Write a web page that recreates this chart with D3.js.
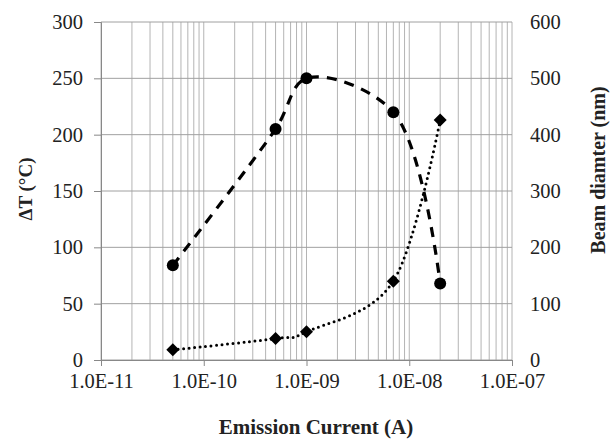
<!DOCTYPE html>
<html><head><meta charset="utf-8">
<script src="https://cdn.jsdelivr.net/npm/d3@7"></script>
<style>body{margin:0;background:#fff}svg{display:block}</style>
</head><body>
<svg id="c" width="611" height="439"></svg>
<script>
const currents = [5e-11, 5e-10, 1e-9, 7e-9, 2e-8];
const deltaT = [84, 205, 250, 220, 68];
const beamDiameter = [18, 38, 50, 140, 426];
const xTicks = [1e-11, 1e-10, 1e-9, 1e-8, 1e-7];
const xTickLabels = ["1.0E-11", "1.0E-10", "1.0E-09", "1.0E-08", "1.0E-07"];
const leftTicks = [0, 50, 100, 150, 200, 250, 300];
const rightTicks = [0, 100, 200, 300, 400, 500, 600];

const FONT = '"Liberation Serif"';
const svg = d3.select("#c");
const L = 101, R = 512, T = 22, B = 360;
const x = d3.scaleLog().domain([1e-11, 1e-7]).range([L, R]);
const yL = d3.scaleLinear().domain([0, 300]).range([B, T]);
const yR = d3.scaleLinear().domain([0, 600]).range([B, T]);

// minor vertical grid
const minor = [];
for (let e = -11; e < -7; e++) for (let m = 1; m <= 9; m++) minor.push(m * Math.pow(10, e));
minor.push(1e-7);
svg.append("g").selectAll("line").data(minor).join("line")
  .attr("x1", d => x(d)).attr("x2", d => x(d)).attr("y1", T).attr("y2", B)
  .attr("stroke", "#b4b4b4").attr("stroke-width", 1);
// horizontal grid
svg.append("g").selectAll("line").data(leftTicks).join("line")
  .attr("x1", L).attr("x2", R).attr("y1", d => yL(d)).attr("y2", d => yL(d))
  .attr("stroke", "#a0a0a0").attr("stroke-width", 1);

// axes
const gx = svg.append("g").attr("transform", `translate(0,${B})`)
  .call(d3.axisBottom(x).tickValues(xTicks).tickFormat((d, i) => xTickLabels[i]).tickSize(6).tickPadding(7));
const gl = svg.append("g").attr("transform", `translate(${L},0)`)
  .call(d3.axisLeft(yL).tickValues(leftTicks).tickSize(7).tickPadding(11));
const gr = svg.append("g").attr("transform", `translate(${R},0)`)
  .call(d3.axisRight(yR).tickValues(rightTicks).tickSize(0).tickPadding(18));
[gx, gl, gr].forEach(g => {
  g.attr("font-family", null).attr("font-size", null);
  g.select(".domain").attr("stroke", "#888");
  g.selectAll(".tick line").attr("stroke", "#888");
  g.selectAll("text").attr("fill", "#222").style("font-family", FONT).style("font-size", "20.5px");
});
gr.select(".domain").remove();

// lines
const lineL = d3.line().x((d, i) => x(currents[i])).y(d => yL(d)).curve(d3.curveCatmullRom.alpha(0.5));
const lineR = d3.line().x((d, i) => x(currents[i])).y(d => yR(d)).curve(d3.curveCardinal.tension(0));
svg.append("path").attr("d", lineL(deltaT)).attr("fill", "none").attr("stroke", "#000")
  .attr("stroke-width", 3.2).attr("stroke-dasharray", "10,8");
svg.append("path").attr("d", lineR(beamDiameter)).attr("fill", "none").attr("stroke", "#000")
  .attr("stroke-width", 3).attr("stroke-linecap", "round").attr("stroke-dasharray", "0,5.5");

// markers
svg.append("g").selectAll("circle").data(deltaT).join("circle")
  .attr("cx", (d, i) => x(currents[i])).attr("cy", d => yL(d)).attr("r", 6).attr("fill", "#000");
svg.append("g").selectAll("path").data(beamDiameter).join("path")
  .attr("transform", (d, i) => `translate(${x(currents[i])},${yR(d)})`)
  .attr("d", "M0,-6.5L6.5,0L0,6.5L-6.5,0Z").attr("fill", "#000");

// titles
svg.append("text").attr("x", 316).attr("y", 434).attr("text-anchor", "middle")
  .style("font-family", FONT).style("font-size", "21px").style("font-weight", "bold")
  .attr("fill", "#222").text("Emission Current (A)");
svg.append("text").attr("transform", `translate(32,189) rotate(-90)`).attr("text-anchor", "middle")
  .style("font-family", FONT).style("font-size", "19px").style("font-weight", "bold")
  .attr("fill", "#222").text("ΔT (°C)");
svg.append("text").attr("transform", `translate(605,170) rotate(-90)`).attr("text-anchor", "middle")
  .style("font-family", FONT).style("font-size", "20px").style("font-weight", "bold")
  .attr("fill", "#222").text("Beam diamter (nm)");
</script>
</body></html>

=-=-=-=-=

## What the task requires
Give again, exactly, the lines from the start of the data through the one holding "const rightTicks = [0, 100, 200, 300, 400, 500, 600];"; omit the pictures.

## Solution to this problem
Write a web page that recreates this chart with D3.js.
<!DOCTYPE html>
<html><head><meta charset="utf-8">
<script src="https://cdn.jsdelivr.net/npm/d3@7"></script>
<style>body{margin:0;background:#fff}svg{display:block}</style>
</head><body>
<svg id="c" width="611" height="439"></svg>
<script>
const currents = [5e-11, 5e-10, 1e-9, 7e-9, 2e-8];
const deltaT = [84, 205, 250, 220, 68];
const beamDiameter = [18, 38, 50, 140, 426];
const xTicks = [1e-11, 1e-10, 1e-9, 1e-8, 1e-7];
const xTickLabels = ["1.0E-11", "1.0E-10", "1.0E-09", "1.0E-08", "1.0E-07"];
const leftTicks = [0, 50, 100, 150, 200, 250, 300];
const rightTicks = [0, 100, 200, 300, 400, 500, 600];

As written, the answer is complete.